The Village of LaGrange Park board voted 5 to 1 on July 22 to amend the boundary of the 30 First Street Barnsdale Business District to include property at 1024 Newberry Avenue, clearing the way for demolition of existing structures and expansion of the village-owned Beach Avenue parking lot. Trustee Zora moved to approve the ordinance; a second was recorded. Trustee Council cast the lone no vote.
The change, which Trustee Zora and other board members said is intended to increase parking and support business recruitment along the 30 First Street corridor, follows an eligibility study prepared by S.B. Friedman Development Advisors, LLC that staff summarized at a June public hearing and at a July 8 work session.
Residents who spoke during the agenda-related public comment period urged the board to reconsider. Mimi Lampert of 1000 Newberry told the board the property was purchased “without transparency or communication with the immediate neighborhood” and said adding the parcel to the business district appears intended to expand a “poorly maintained, deteriorating” parking lot; she also cited a recent parking-use study that, she said, found additional parking unnecessary. Cheryl Peterson of 1021 Newberry described a long history of permit parking on the 1000 block and asked trustees to visit the neighborhood before approving expansions, saying narrow streets (she cited 28-foot widths) and safety concerns had persisted for years.

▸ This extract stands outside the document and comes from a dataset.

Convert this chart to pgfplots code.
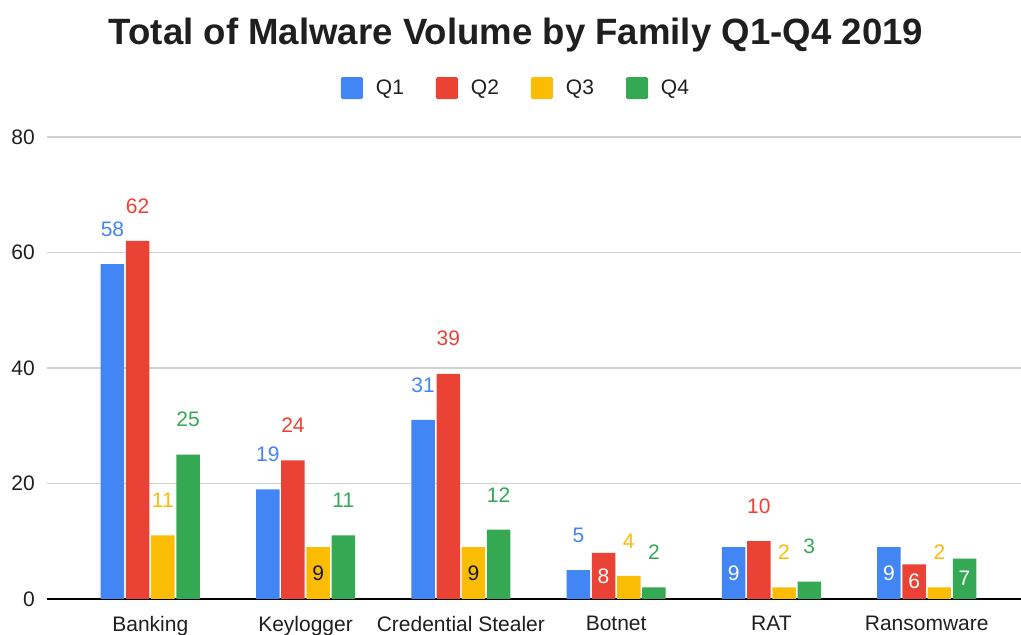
\documentclass[border=0pt]{standalone}
\usepackage{pgfplots}
\pgfplotsset{compat=1.18}
\usepackage{pgfplotstable}
\usepackage{fontspec}
\setmainfont{Liberation Sans}

\definecolor{q1}{HTML}{4285F4}
\definecolor{q2}{HTML}{EA4335}
\definecolor{q3}{HTML}{FBBC04}
\definecolor{q4}{HTML}{34A853}
% label colours by code: 1-4 series colours, 5 white, 6 black
\colorlet{lbl1}{q1}
\colorlet{lbl2}{q2}
\colorlet{lbl3}{q3}
\colorlet{lbl4}{q4}
\colorlet{lbl5}{white}
\colorlet{lbl6}{black!90}

% x: family index, y: volume, in: 1 = label inside the bar, tc: label colour code
\pgfplotstableread{
x y  in tc
0 58 0 1
1 19 0 1
2 31 0 1
3 5  0 1
4 9  1 5
5 9  1 5
}\qone
\pgfplotstableread{
x y  in tc
0 62 0 2
1 24 0 2
2 39 0 2
3 8  1 5
4 10 0 2
5 6  1 5
}\qtwo
\pgfplotstableread{
x y  in tc
0 11 0 3
1 9  1 6
2 9  1 6
3 4  0 3
4 2  0 3
5 2  0 3
}\qthree
\pgfplotstableread{
x y  in tc
0 25 0 4
1 11 0 4
2 12 0 4
3 2  0 4
4 3  0 4
5 7  1 5
}\qfour

\newcommand\lbl{\fontsize{21}{25}\selectfont}

\begin{document}
\begin{tikzpicture}
\begin{axis}[
  name=ax,
  x=155.3pt, y=5.775pt,
  xmin=-0.665, xmax=5.607, ymin=0, ymax=80,
  ybar=1.7pt, bar width=23.5pt,
  axis lines=left, axis line style={-},
  y axis line style={draw=none},
  x axis line style={black, line width=1.3pt},
  ymajorgrids, grid style={line width=1.3pt, color=black!18},
  major tick length=0pt,
  ytick={0,20,40,60,80},
  xtick={0,...,5},
  xticklabels={Banking, Keylogger, Credential Stealer, Botnet, RAT, Ransomware},
  tick label style={font=\lbl, text=black!88},
  yticklabel style={anchor=east, inner sep=0pt, xshift=-12pt},
  xticklabel style={anchor=north, inner sep=0pt, yshift=-17pt},
  /pgf/number format/assume math mode=true,
  nodes near coords,
  visualization depends on={\thisrow{in} \as \inside},
  visualization depends on={\thisrow{y} \as \yval},
  visualization depends on={\thisrow{tc} \as \tcnum},
  nodes near coords style={font=\lbl, anchor=center, inner sep=0pt,
    /utils/exec={\pgfmathtruncatemacro\tci{\tcnum}\pgfmathsetmacro\dy{35*(1-\inside)-2.8875*\yval*\inside}},
    text=lbl\tci, yshift=\dy pt},
  legend columns=4,
  legend style={draw=none, fill=none, at={(0.4815,1.106)}, anchor=center,
    font=\lbl, text=black!88,
    /tikz/every odd column/.append style={column sep=11pt},
    /tikz/every even column/.append style={column sep=30pt}},
  legend image code/.code={\fill[rounded corners=1.5pt] (0pt,-11pt) rectangle (22pt,11pt);},
]
\addplot[fill=q1, draw=none] table[x=x, y=y] {\qone};
\addplot[fill=q2, draw=none] table[x=x, y=y] {\qtwo};
\addplot[fill=q3, draw=none] table[x=x, y=y] {\qthree};
\addplot[fill=q4, draw=none] table[x=x, y=y] {\qfour};
\legend{Q1, Q2, Q3, Q4}
\end{axis}
\node[anchor=base, font=\bfseries\fontsize{36.6}{40}\selectfont, text=black!88]
  at ([xshift=469pt, yshift=92pt]ax.north west) {Total of Malware Volume by Family Q1-Q4 2019};
\pgfresetboundingbox
\path[use as bounding box] ([xshift=-47pt, yshift=-36pt]ax.south west)
  rectangle ([yshift=137pt]ax.north east);
\end{tikzpicture}
\end{document}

Trustee Council said she was voting against the amendment because the village had already purchased 1024 Newberry using business district funds even though the parcel was not on the original district map; she said retroactively placing the property in the district raises questions about transparency and requires revising the redevelopment plan. Trustee Wagner and Trustee Sheehan both said the board had discussed the purchase and viewed the acquisition as an uncommon opportunity to improve parking and support nearby businesses.
The ordinance approved by the board designates the amended business district and imposes realtor and service occupation taxes as part of the redevelopment framework. The vote record was: Trustee Lautner — yes; Trustee Zora — yes; Trustee Council — no; Trustee Sheehan — yes; Trustee Caputo — yes; Trustee D'Aferrio — yes; President Jim DeCipio — yes.
Discussion vs. decision: the board’s vote was a formal action to amend the business-district boundary; residents’ requests to repair and restrict the existing lot, and calls for neighborhood meetings, were part of public comment and not adopted as conditions of the ordinance. Staff and the eligibility study were cited as justification for including the parcel; Trustee Council flagged the purchase process and the need to revise the plan as outstanding concerns.
The board moved on to other business after the roll call; no immediate design or construction approvals for the expanded parking were adopted that night, and trustees said further design meetings would follow.